Are orgasms safe during pregnancy? Is it true they feel way better? Here's everything you need to know about the big 'O' during pregnancy.

Pregnant woman relaxing on the sofa.


Pregnancy can change a lot of things in your life, including your sex life. For some people, the increase in hormones and blood can even make the "Big O" so intense that it's unnerving. For others, it's the best sex of their lives.

The good news: There is no "right" or "wrong" way to experience orgasm during pregnancy. For people who don't have any medical complications (such as placenta previa or risk factors for preterm labor) and whose water has not yet broken, sexual activity and reaching orgasm is perfectly healthy and can even have benefits. In fact, a 2018 paper in Gynaecology and Perinatology described that a pregnant person having an orgasm can actually help the growing fetus get a boost of oxygen and nutrients. Sounds like a win-win!

Stacey Rees, a certified nurse-midwife at Clementine Midwifery in Brooklyn, New York confirms that reaching orgasm poses no dangers to you or your baby. But you may find that your orgasms are different during pregnancy. Some pregnant people even find that they can achieve their first-ever orgasm or even experience multiple orgasms for the first time.

Pregnancy coach and fitness trainer Danielle Cavallucci, co-author of Your Orgasmic Pregnancy: Little Sex Secrets Every Hot Mama Should Know, answers some of the common questions you might have about orgasms during pregnancy.

Why Are Orgasms More Intense During Pregnancy?

Orgasms can be more intense during pregnancy because when someone is pregnant, their entire genital and pelvic region, including the uterus, are more engorged with blood, so the vulva and vagina become more sensitive.

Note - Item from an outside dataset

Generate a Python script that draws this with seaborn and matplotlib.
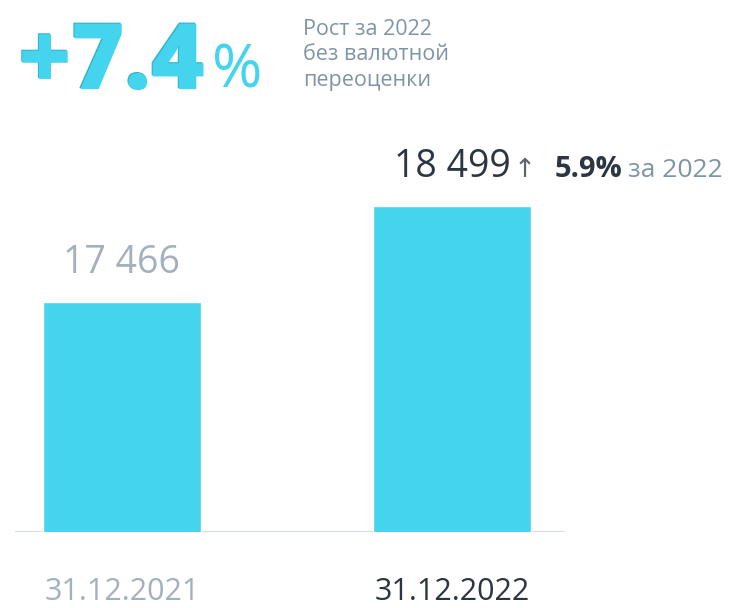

Any kind of stimulation, including mental stimulation and fantasy, can be enough to push a pregnant person over the edge.

Can Orgasms Harm the Fetus?

Orgasms during pregnancy are not dangerous to the fetus. In fact, a pregnancy orgasm might even feel like a little massage to your baby. The only time an orgasm may be dangerous during pregnancy is if your doctor has ordered complete pelvic rest for you—in some rare cases, orgasms can trigger premature contractions.

Are Orgasms During Pregnancy Ever Less Intense?

While orgasms during pregnancy can be more intense for some people, especially in the first and second trimesters, they tend to become less intense the further you are into your pregnancy. Often in the third trimester, the uterus can't fully contract during an orgasm because of the size of the fetus. You may be extremely stimulated but unable to have a full-on climax.

Why Does the Pregnant Belly Get So Hard During Orgasm?

An orgasm causes a muscle contraction of your pelvic and abdominal muscles. The contractions are no different than with a pre-pregnancy orgasm; the abdominal muscles contract as they normally would, but the muscle contractions are more evident because your uterus is much larger and your belly's extended.